Vulkan Logo

26. Cluster Culling Shading

This new shader type have execution environments similar to that of compute shaders, where a collection of shader invocations form a workgroup and cooperate to perform coarse level geometry culling and level-of-detail selection, a shader invocation can emit a set of built-in output variables via a new built-in function, Cluster Culling Shader organizes these emitted variables into a drawing command used by subsequent rendering pipeline.

26.1. Cluster Culling Shader Input

The only inputs available to the cluster culling shader are variables identifying the specific workgroup and invocation.

26.2. Cluster Culling Shader Output

If a cluster is survived after culling in a cluster culling shader invocation, a drawing command used to draw this cluster should be emitted by this shader invocation for further rendering processing. There are two types of drawing command, indexed mode and non-indexed mode , both type of drawing command are consists of a set of built-in output variables which have a similar definition to VkDrawIndexedIndirectCommand and VkDrawIndirectCommand members.

cluster culling shader have the following built-in output variables.

  • built-in variable IndexCountHUAWEI is the number of vertices to draw.

  • built-in variable VertexCountHUAWEI is the number of vertices to draw.

  • built-in variable InstanceCountHUAWEI is the number of instances to draw.

  • built-in variable FirstIndexHUAWEI is the base index within the index buffer.

  • built-in variable FirstVertexHUAWEI is the index of the first vertex to draw

  • built-in variable VertexOffsetHUAWEI is the value added to the vertex index before indexing into the vertex buffer.

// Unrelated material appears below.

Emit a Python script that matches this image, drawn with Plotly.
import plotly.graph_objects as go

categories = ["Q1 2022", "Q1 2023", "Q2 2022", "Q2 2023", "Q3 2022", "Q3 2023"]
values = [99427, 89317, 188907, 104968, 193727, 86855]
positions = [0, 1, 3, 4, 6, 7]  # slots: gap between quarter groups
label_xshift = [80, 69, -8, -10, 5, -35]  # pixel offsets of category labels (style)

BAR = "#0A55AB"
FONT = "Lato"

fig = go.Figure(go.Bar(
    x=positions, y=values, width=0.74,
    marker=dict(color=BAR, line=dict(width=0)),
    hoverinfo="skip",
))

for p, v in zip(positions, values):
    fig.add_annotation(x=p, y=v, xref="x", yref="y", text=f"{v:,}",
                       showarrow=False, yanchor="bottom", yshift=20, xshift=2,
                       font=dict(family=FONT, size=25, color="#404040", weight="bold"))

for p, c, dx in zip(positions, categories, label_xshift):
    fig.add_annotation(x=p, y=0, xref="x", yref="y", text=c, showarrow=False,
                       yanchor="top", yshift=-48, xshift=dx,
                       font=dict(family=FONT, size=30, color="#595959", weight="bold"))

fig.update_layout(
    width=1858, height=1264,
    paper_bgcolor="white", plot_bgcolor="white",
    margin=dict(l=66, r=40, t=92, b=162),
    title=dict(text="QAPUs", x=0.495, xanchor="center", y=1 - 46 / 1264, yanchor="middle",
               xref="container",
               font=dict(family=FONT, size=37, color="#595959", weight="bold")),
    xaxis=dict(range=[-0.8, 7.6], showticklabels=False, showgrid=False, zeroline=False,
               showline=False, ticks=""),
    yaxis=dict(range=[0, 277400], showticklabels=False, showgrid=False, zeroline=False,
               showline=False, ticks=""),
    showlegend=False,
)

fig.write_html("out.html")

  • built-in variable FirstInstanceHUAWEI is the instance ID of the first instance to draw.

  • built-in variable ClusterIdHUAWEI is the index of cluster being rendered by this drawing command. When cluster culling shader enable, ClusterIdHUAWEI will replace gl_DrawID pass to vertex shader.

26.3. Cluster Culling Shader Cluster Ordering

  • When a cluster culling shader is used, all output clusters generated by DispatchClusterHUAWEI() in a given workgroup are pass to subsequent pipeline stage before any cluster generated from subsequent workgroup.

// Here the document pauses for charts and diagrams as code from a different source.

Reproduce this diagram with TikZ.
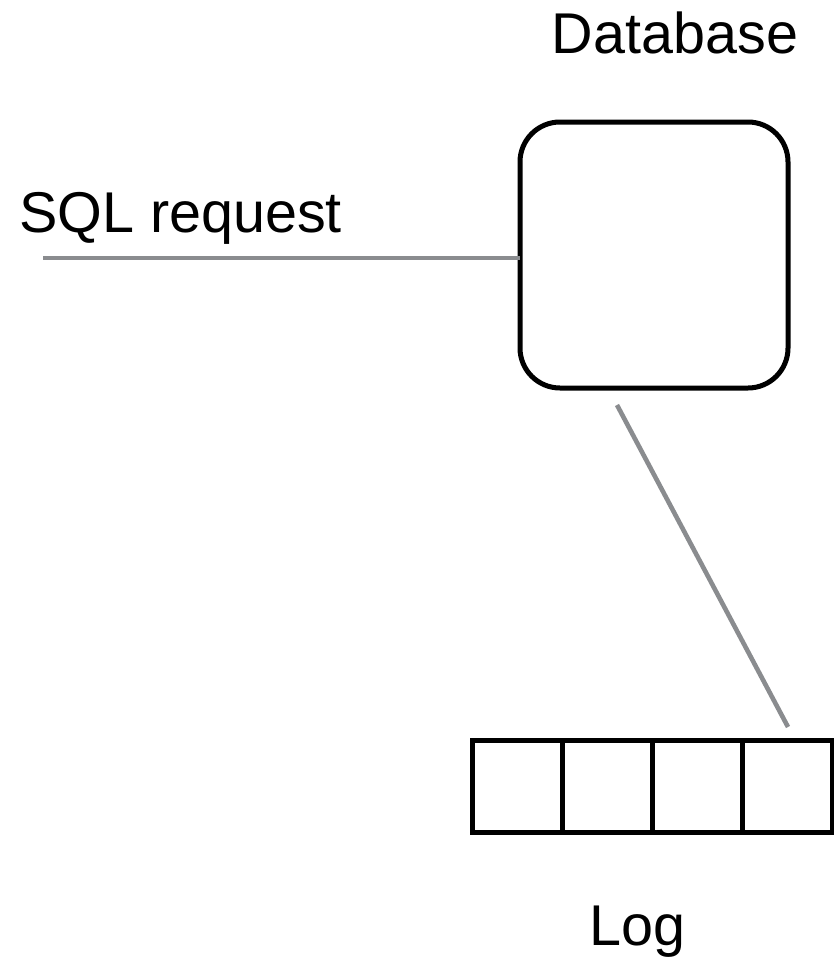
\documentclass[tikz,border=0pt]{standalone}
\usepackage{fontspec}
\setmainfont{Liberation Sans}
\definecolor{linegray}{RGB}{138,140,143}
\begin{document}
\begin{tikzpicture}[x=1pt,y=-1pt,
  lbl/.style={font=\fontsize{57.5}{60}\selectfont, inner sep=0pt, anchor=base},
  dbbox/.style={draw=black, line width=5pt, rounded corners=40pt, minimum width=268pt, minimum height=266pt, inner sep=0pt, outer sep=0pt},
  cell/.style={draw=black, line width=5pt, minimum width=90pt, minimum height=92pt, inner sep=0pt, outer sep=0pt},
  conn/.style={draw=linegray, line width=4.6pt}]
\useasboundingbox (0,0) rectangle (834,958);
\node[lbl] (dbl) at (675,53) {Database};
\node[lbl, anchor=base west] (sql) at (19,232) {SQL request};
\node[lbl] (logl) at (637.5,945) {Log};
\node[dbbox] (db) at (654,255) {};
\node[cell] (c1) at (517.5,786.5) {};
\node[cell] (c2) at (607.5,786.5) {};
\node[cell] (c3) at (697.5,786.5) {};
\node[cell] (c4) at (787.5,786.5) {};
\coordinate (sqlstart) at (43,258);
\coordinate (dstart) at (617,405);
\coordinate (dend) at (788,727);
\draw[conn] (sqlstart) -- (sqlstart -| db.west);
\draw[conn] (dstart) -- (dend);
\end{tikzpicture}
\end{document}
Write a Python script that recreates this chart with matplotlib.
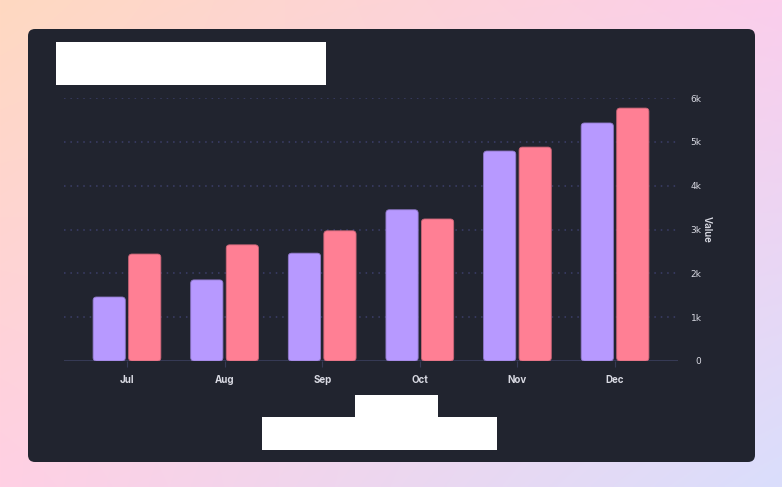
import numpy as np
import matplotlib.pyplot as plt
from matplotlib.patches import FancyBboxPatch, Rectangle

months = ["Jul", "Aug", "Sep", "Oct", "Nov", "Dec"]
series_a = [1460, 1850, 2460, 3450, 4790, 5430]
series_b = [2440, 2650, 2970, 3240, 4880, 5770]
yticks = [0, 1000, 2000, 3000, 4000, 5000, 6000]
ytick_labels = ["0", "1k", "2k", "3k", "4k", "5k", "6k"]

W, H = 782, 487
fig = plt.figure(figsize=(W / 100, H / 100), dpi=100)

# gradient background
bg = fig.add_axes([0, 0, 1, 1])
bg.set_axis_off()
corners = np.array([[[255, 217, 193], [251, 206, 236]],
                    [[255, 208, 228], [218, 222, 252]]]) / 255.0
t = np.linspace(0, 1, 200)
u = np.linspace(0, 1, 320)
tt, uu = np.meshgrid(t, u, indexing="ij")
img = ((1 - tt)[..., None] * ((1 - uu)[..., None] * corners[0, 0] + uu[..., None] * corners[0, 1])
       + tt[..., None] * ((1 - uu)[..., None] * corners[1, 0] + uu[..., None] * corners[1, 1]))
bg.imshow(img, extent=[0, W, 0, H], aspect="auto", origin="upper")
bg.set_xlim(0, W)
bg.set_ylim(0, H)

# dark card
card = FancyBboxPatch((28, H - 462), 727, 433, boxstyle="round,pad=0,rounding_size=7",
                      fc="#21242f", ec="none")
bg.add_patch(card)
# redacted boxes
bg.add_patch(Rectangle((56, H - 85), 270, 43, fc="white", ec="none"))
bg.add_patch(Rectangle((355, H - 417), 83, 22, fc="white", ec="none"))
bg.add_patch(Rectangle((262, H - 450), 235, 33, fc="white", ec="none"))

ax = fig.add_axes([64 / W, (H - 361) / H, (678 - 64) / W, (361 - 98) / H])
ax.set_facecolor("none")
x = np.arange(len(months))
ax.set_xlim(-0.645, len(months) - 1 + 0.645)
ax.set_ylim(0, 6000)

bw = 0.33
off = 0.182
px_per_x = (678 - 64) / (ax.get_xlim()[1] - ax.get_xlim()[0])
px_per_y = (361 - 98) / 6000
aspect = px_per_x / px_per_y
for vals, dx, col, ec in [(series_a, -off, "#b799ff", "#8f78c9"),
                          (series_b, off, "#ff7f94", "#c96577")]:
    for xi, v in zip(x, vals):
        p = FancyBboxPatch((xi + dx - bw / 2, 0), bw, v,
                           boxstyle="round,pad=0,rounding_size=0.035",
                           mutation_aspect=aspect, fc=col, ec=ec, lw=0.6, zorder=3)
        ax.add_patch(p)

for yv in yticks[1:]:
    ax.axhline(yv, color="#3c3f6a", lw=1.1, ls=(0, (1, 3.2)), zorder=1)
ax.axhline(0, color="#363a55", lw=1.5, zorder=2)

for s in ax.spines.values():
    s.set_visible(False)

ax.set_xticks(x)
ax.set_xticklabels(months, fontsize=7, fontweight="bold", color="#d9dae3", family="Inter")
ax.tick_params(axis="x", length=4, width=0.8, color="#363a55", pad=6)

ax.yaxis.tick_right()
ax.set_yticks(yticks)
ax.set_yticklabels(ytick_labels, fontsize=6.5, color="#d9dae3", ha="right")
ax.tick_params(axis="y", length=0, pad=17)

ax.yaxis.set_label_position("right")
ax.set_ylabel("Value", rotation=270, fontsize=7, color="#d9dae3", family="Inter",
              fontweight="semibold")
ax.yaxis.set_label_coords((712 - 64) / (678 - 64), 0.5)

fig.savefig("out.png", dpi=100)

  • In a workgroup, the order of output clusters generated by DispatchClusterHUAWEI() is specified by the local invocation id, from a lower value to higher value.

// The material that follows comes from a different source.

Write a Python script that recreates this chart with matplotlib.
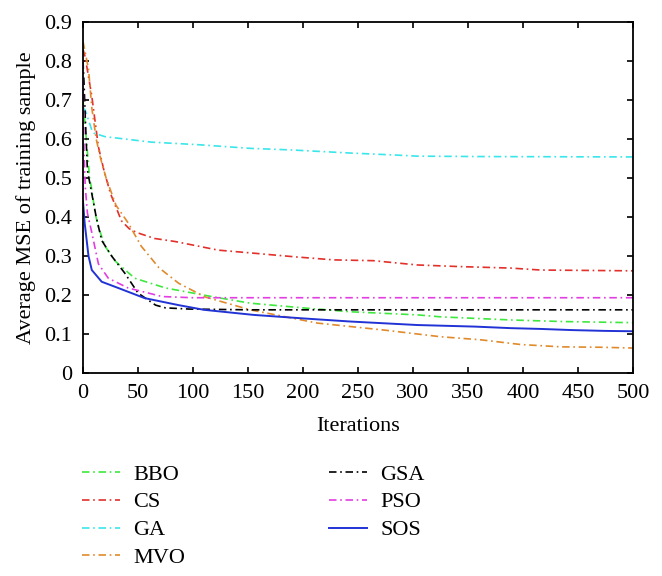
import matplotlib
matplotlib.use("Agg")
import matplotlib.pyplot as plt

plt.rcParams['font.family'] = ['Liberation Serif', 'DejaVu Serif']

# data (iteration, average MSE)
bbo_it = [0, 3, 6, 8, 11, 14, 20, 30, 47, 75, 117, 152, 200, 243, 304, 325, 389, 435, 500]
bbo_mse = [0.70, 0.60, 0.50, 0.47, 0.41, 0.375, 0.325, 0.285, 0.243, 0.218, 0.196, 0.179, 0.167,
           0.157, 0.149, 0.144, 0.136, 0.132, 0.129]

cs_it = [0, 2, 8, 14, 19, 25, 35, 42, 49, 65, 84, 123, 152, 192, 228, 264, 304, 341, 389, 416, 500]
cs_mse = [0.83, 0.81, 0.71, 0.58, 0.52, 0.46, 0.39, 0.37, 0.36, 0.345, 0.337, 0.315, 0.308, 0.298,
          0.29, 0.288, 0.277, 0.273, 0.269, 0.264, 0.262]

ga_it = [0, 2, 8, 10, 20, 62, 107, 152, 189, 243, 283, 304, 359, 500]
ga_mse = [0.68, 0.674, 0.623, 0.615, 0.606, 0.592, 0.585, 0.576, 0.572, 0.564, 0.559, 0.556,
          0.555, 0.554]

mvo_it = [0, 5, 8, 12, 16, 21, 30, 41, 53, 69, 87, 111, 152, 213, 274, 325, 362, 398, 435, 471, 500]
mvo_mse = [0.85, 0.78, 0.68, 0.60, 0.55, 0.50, 0.43, 0.385, 0.325, 0.27, 0.23, 0.195, 0.162, 0.128,
           0.11, 0.093, 0.085, 0.073, 0.067, 0.066, 0.064]

gsa_it = [0, 1, 2, 4, 8, 12, 17, 26, 38, 50, 66, 75, 96, 150, 500]
gsa_mse = [0.80, 0.74, 0.66, 0.52, 0.46, 0.40, 0.34, 0.30, 0.256, 0.205, 0.174, 0.167, 0.164,
           0.162, 0.162]

pso_it = [0, 0.5, 1, 2, 4, 8, 14, 23, 41, 72, 100, 500]
pso_mse = [0.80, 0.65, 0.56, 0.48, 0.41, 0.36, 0.28, 0.243, 0.218, 0.196, 0.193, 0.193]

sos_it = [0, 1.5, 5, 8, 17, 32, 56, 87, 110, 155, 200, 243, 304, 356, 389, 416, 445, 474, 500]
sos_mse = [0.44, 0.385, 0.30, 0.264, 0.234, 0.218, 0.192, 0.174, 0.162, 0.149, 0.14, 0.132,
           0.123, 0.119, 0.115, 0.113, 0.110, 0.108, 0.107]

xticks = list(range(0, 501, 50))
yticks = [0, 0.1, 0.2, 0.3, 0.4, 0.5, 0.6, 0.7, 0.8, 0.9]
ytick_labels = ['0', '0.1', '0.2', '0.3', '0.4', '0.5', '0.6', '0.7', '0.8', '0.9']

fig = plt.figure(figsize=(6.62, 5.76), dpi=100)
ax = fig.add_axes([83 / 662, 1 - 373 / 576, (633 - 83) / 662, (373 - 22) / 576])

dd = (4.5, 2.2, 1, 2.2)
lw = 1.2
ax.plot(bbo_it, bbo_mse, color='#3ee83e', lw=lw, dashes=dd, label='BBO')
ax.plot(cs_it, cs_mse, color='#e2302a', lw=lw, dashes=dd, label='CS')
ax.plot(ga_it, ga_mse, color='#3ae6ea', lw=lw, dashes=dd, label='GA')
ax.plot(mvo_it, mvo_mse, color='#e08a2c', lw=lw, dashes=dd, label='MVO')
ax.plot(gsa_it, gsa_mse, color='black', lw=lw, dashes=dd, label='GSA')
ax.plot(pso_it, pso_mse, color='#e23ee2', lw=lw, dashes=dd, label='PSO')
ax.plot(sos_it, sos_mse, color='#2233d6', lw=1.4, ls='-', label='SOS')

ax.set_xlim(0, 500)
ax.set_ylim(0, 0.9)
ax.set_xticks(xticks)
ax.set_yticks(yticks)
ax.set_yticklabels(ytick_labels)
ax.tick_params(direction='in', top=True, right=True, length=4, width=1.2,
               labelsize=16, pad=8)
for s in ax.spines.values():
    s.set_linewidth(1.3)

ax.set_xlabel('Iterations', fontsize=16, labelpad=10)
ax.set_ylabel('Average MSE of training sample', fontsize=16, labelpad=6)

fig.legend(loc='upper left', bbox_to_anchor=(82 / 662, 1 - 464 / 576), ncol=2,
           frameon=False, fontsize=16, borderpad=0, borderaxespad=0,
           handlelength=1.7, handletextpad=0.6, labelspacing=0.33, columnspacing=6.5)

plt.savefig('out.png', dpi=100)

  • If any cluster culling invocation in the workgroup does not call DispatchClusterHUAWEI(), no cluster will be sent to the subsequent rendering pipeline.

  • Any cluster culling shader invocation may also call DispatchClusterHUAWEI() many times as shown below:

// Cluster Culling Shader sample code:
        ......
    DispatchClusterHUAWEI();  // dispatch 0
        ......
    DispatchClusterHUAWEI();  // dispatch 1
        ......
    DispatchClusterHUAWEI();  // dispatch 2
 	......

In this case, the output sequence of clusters in a workgroup are specified as shown below ( in case of 32 shader invocations in a workgroup):

1. shader invocation0.dispatch0
2. shader invocation1.dispatch0,
            ..........
32. shader invocation31.dispatch0
33. shader invocation0.dispatch1
34. shader invocation1.dispatch1
            ..........
64. shader invocation31.dispatch1
65. shader invocation0.dispatch2
66. shader invocation1.dispatch2
            ..........
96. shader Invocation31.dispatch2

26.4. Cluster Culling Shader Primitive Ordering

Following guarantees are provided for the relative ordering of primitives produced by a cluster culling shader, as they pertain to primitive order.

  • Limited guarantees are provided for the relative ordering of primitives produced by a cluster culling shader, as they pertain to primitive order.

  • The order of primitives in a given cluster is specified by the content of

    • DistaptchClusterHUAWEI() with indexed output built-in variables, vertices sourced from a lower index buffer addresses to higher addresses.

    • DispatchClusterHUAWEI() with non-indexed output built-in variables, from vertices with a lower numbered vertexIndex to a higher numbered vertexIndex.